The Arts: (disclaimer: I don’t “get” most art or poetry, but I know what I like)

  • (cover art) All Seated on the Ground– Michael Carrol
    Another cover specific to a story, yeah! I have to give Michael Carrol a lot of credit because the aliens on the cover are glaring out at us. When I saw the cover I wondered what they wanted. Which, given the story the cover is for is a perfect fit. {a7}
  • (poetry) Classics of Fantasy: “A Christmas Carol”– Jack O’Brien
    This one I liked. It is an alternate history poem. What if Scrooge were an author who was frugal with words instead of money? I am confident that E. Scrooge would be a “literati” and not a mere entertainer. {p6}
  • (poetry) Future Toast– Bruce Boston
    I liked this one as well. I had a good feeling after I read this poem. After all, no matter how different we are from one another, we are all intelligent, rational, beings at heart. And hopefully our hearts will prevail. {p5}
  • (poetry) The Void Where Our Hearts Used to Be – Robert Frazier
    I had a little difficultly with the flow of this poem, but I managed. For some reason this poem unsettled me. Perhaps it is a longing for the safe past where things remain as we remember them. If this was Mr. Frazier’s intent, then he really nailed it. {p5}


  • (editorial) Revisiting Apollo 8 by Sheila Williams
    Sheila discusses the impact of alternate history stories that use, as characters or topic, people that are still alive. Is it disrespectful? Will it give people the wrong idea about the people? Will readers get history confused? I think all of the previous questions can be answered “yes”; they can also be answered “no”. It really depends on the story. The same is true if the real people depicted in an alternate history story happen to be dead. I think the story about Apollo 8 that prompted this editorial was handled well. I am a big fan of alternate history stories, but I have to admit that close to “now” stories make me wonder if enough time has passed for the weight of history to settle into a general agreement about a particular person or event. As an example, an alternate history in which Al Gore wins Florida in the 2000 USA Presidential election could today still be misconstrued as political propaganda and not just merely a comment on the real results’ impact on our nation. I had a lot of fun pondering this issue.
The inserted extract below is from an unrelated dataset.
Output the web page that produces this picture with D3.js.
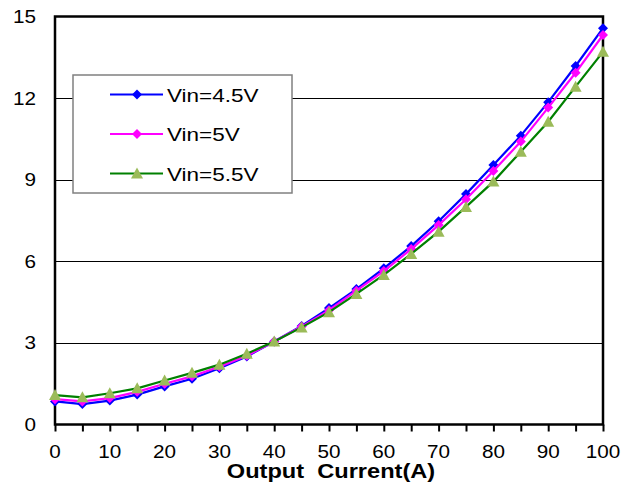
<!DOCTYPE html>
<html>
<head>
<meta charset="utf-8">
<script src="https://cdn.jsdelivr.net/npm/d3@7"></script>
<style>
  html, body { margin: 0; padding: 0; background: #fff; }
  svg { display: block; font-family: "Liberation Sans", Arial, sans-serif; }
</style>
</head>
<body>
<svg id="chart" width="635" height="487"></svg>
<script>
// ---- data ----
const current = [0,5,10,15,20,25,30,35,40,45,50,55,60,65,70,75,80,85,90,95,100];
const vin45 = [0.85,0.75,0.88,1.10,1.40,1.68,2.07,2.50,3.05,3.62,4.28,4.98,5.74,6.56,7.47,8.47,9.54,10.62,11.85,13.18,14.57];
const vin50 = [0.93,0.85,0.97,1.20,1.50,1.77,2.12,2.53,3.05,3.60,4.20,4.92,5.64,6.45,7.33,8.28,9.32,10.40,11.65,12.93,14.32];
const vin55 = [1.08,1.00,1.15,1.33,1.62,1.90,2.20,2.60,3.05,3.57,4.13,4.80,5.50,6.27,7.09,8.00,8.93,10.03,11.13,12.42,13.70];
const seriesNames = ["Vin=4.5V","Vin=5V","Vin=5.5V"];
const yTicks = [0,3,6,9,12,15];
const xMinorTicks = [0,5,10,15,20,25,30,35,40,45,50,55,60,65,70,75,80,85,90,95,100];
const xLabelTicks = [0,10,20,30,40,50,60,70,80,90,100];
const xTitle = "Output  Current(A)";

// ---- layout ----
const svg = d3.select("#chart");
const L = 55, R = 603, T = 16.5, B = 424.5;
const x = d3.scaleLinear().domain([0,100]).range([L,R]);
const y = d3.scaleLinear().domain([0,15]).range([B,T]);

const series = [
  {name: seriesNames[0], values: vin45, line: "#0000ff", fill: "#0000ff", marker: "diamond"},
  {name: seriesNames[1], values: vin50, line: "#ff00ff", fill: "#ff00ff", marker: "diamond"},
  {name: seriesNames[2], values: vin55, line: "#008000", fill: "#9bbb59", marker: "triangle"}
];

// gridlines
svg.append("g")
  .selectAll("line")
  .data(yTicks.filter(d => d > 0 && d < 15))
  .join("line")
  .attr("x1", L).attr("x2", R)
  .attr("y1", d => Math.round(y(d)) + 0.5).attr("y2", d => Math.round(y(d)) + 0.5)
  .attr("stroke", "#000").attr("stroke-width", 1);

// x axis ticks (minor + labels)
const xAxis = d3.axisBottom(x).tickValues(xMinorTicks).tickSize(7).tickFormat("");
const gx = svg.append("g").attr("transform", `translate(0,${B})`).call(xAxis);
gx.select(".domain").remove();
gx.selectAll(".tick line").attr("stroke", "#000").attr("stroke-width", 2);

const sx = 1.15;
svg.append("g").selectAll("text")
  .data(xLabelTicks)
  .join("text")
  .attr("transform", d => `translate(${x(d)},458) scale(${sx},1)`)
  .attr("text-anchor", "middle")
  .attr("font-size", 18)
  .attr("fill", "#000")
  .text(d => d);

// y labels
svg.append("g").selectAll("text")
  .data(yTicks)
  .join("text")
  .attr("transform", d => `translate(36,${y(d) + 6.5}) scale(${sx},1)`)
  .attr("text-anchor", "end")
  .attr("font-size", 18)
  .attr("fill", "#000")
  .text(d => d);

// frame
svg.append("rect")
  .attr("x", L).attr("y", T).attr("width", R - L).attr("height", B - T)
  .attr("fill", "none").attr("stroke", "#000").attr("stroke-width", 2.5);

// x title
svg.append("text")
  .attr("transform", `translate(331,478) scale(1.18,1)`)
  .attr("text-anchor", "middle")
  .attr("font-size", 20)
  .attr("font-weight", "bold")
  .attr("xml:space", "preserve")
  .style("white-space", "pre")
  .attr("fill", "#000")
  .text(xTitle);

// markers
function drawMarker(g, type, cx, cy, fill) {
  if (type === "diamond") {
    g.append("path")
      .attr("d", `M${cx},${cy-5}L${cx+5},${cy}L${cx},${cy+5}L${cx-5},${cy}Z`)
      .attr("fill", fill);
  } else {
    g.append("path")
      .attr("d", `M${cx},${cy-6}L${cx+6},${cy+5}L${cx-6},${cy+5}Z`)
      .attr("fill", fill);
  }
}

const line = d3.line().x((d, i) => x(current[i])).y(d => y(d));
const plot = svg.append("g");
series.forEach(s => {
  plot.append("path")
    .datum(s.values)
    .attr("d", line)
    .attr("fill", "none")
    .attr("stroke", s.line)
    .attr("stroke-width", 2.2);
  const mg = plot.append("g");
  s.values.forEach((v, i) => drawMarker(mg, s.marker, x(current[i]), y(v), s.fill));
});

// legend
const lg = svg.append("g");
lg.append("rect")
  .attr("x", 73).attr("y", 75).attr("width", 219).attr("height", 118)
  .attr("fill", "#fff").attr("stroke", "#808080").attr("stroke-width", 1.5);
const rowY = [94.5, 134, 173.5];
series.forEach((s, i) => {
  lg.append("line")
    .attr("x1", 110).attr("x2", 163)
    .attr("y1", rowY[i]).attr("y2", rowY[i])
    .attr("stroke", s.line).attr("stroke-width", 2.2);
  drawMarker(lg, s.marker, 137, rowY[i], s.fill);
  lg.append("text")
    .attr("transform", `translate(167,${rowY[i] + 7}) scale(1.25,1)`)
    .attr("font-size", 18)
    .attr("fill", "#000")
    .text(s.name);
});
</script>
</body>
</html>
  • (column) Reflections: Rereading Heinlein by Robert Silverberg
    Mr. Silverberg gives another slice of his introduction to the works of an historically prominent science fiction author. His words about Robert A. Heinlein are somewhat parallel to my own experience. Heinlein had a depth to his work that could draw in the juvenile reader and the hardened adult. As a young teenager I read “The Rolling Stones” followed by a “Stranger in a Strange Land”. The gap between the themes, the tone and story telling of these two books is vast. I liked them both, and have been a Heinlein fan ever since. Silverberg reminds me that there is much of Heinlein’s work that I have yet to read. I will be correcting this in the near future. I hope that this homage to fellow authors is something that Silverberg plans on continuing in his column.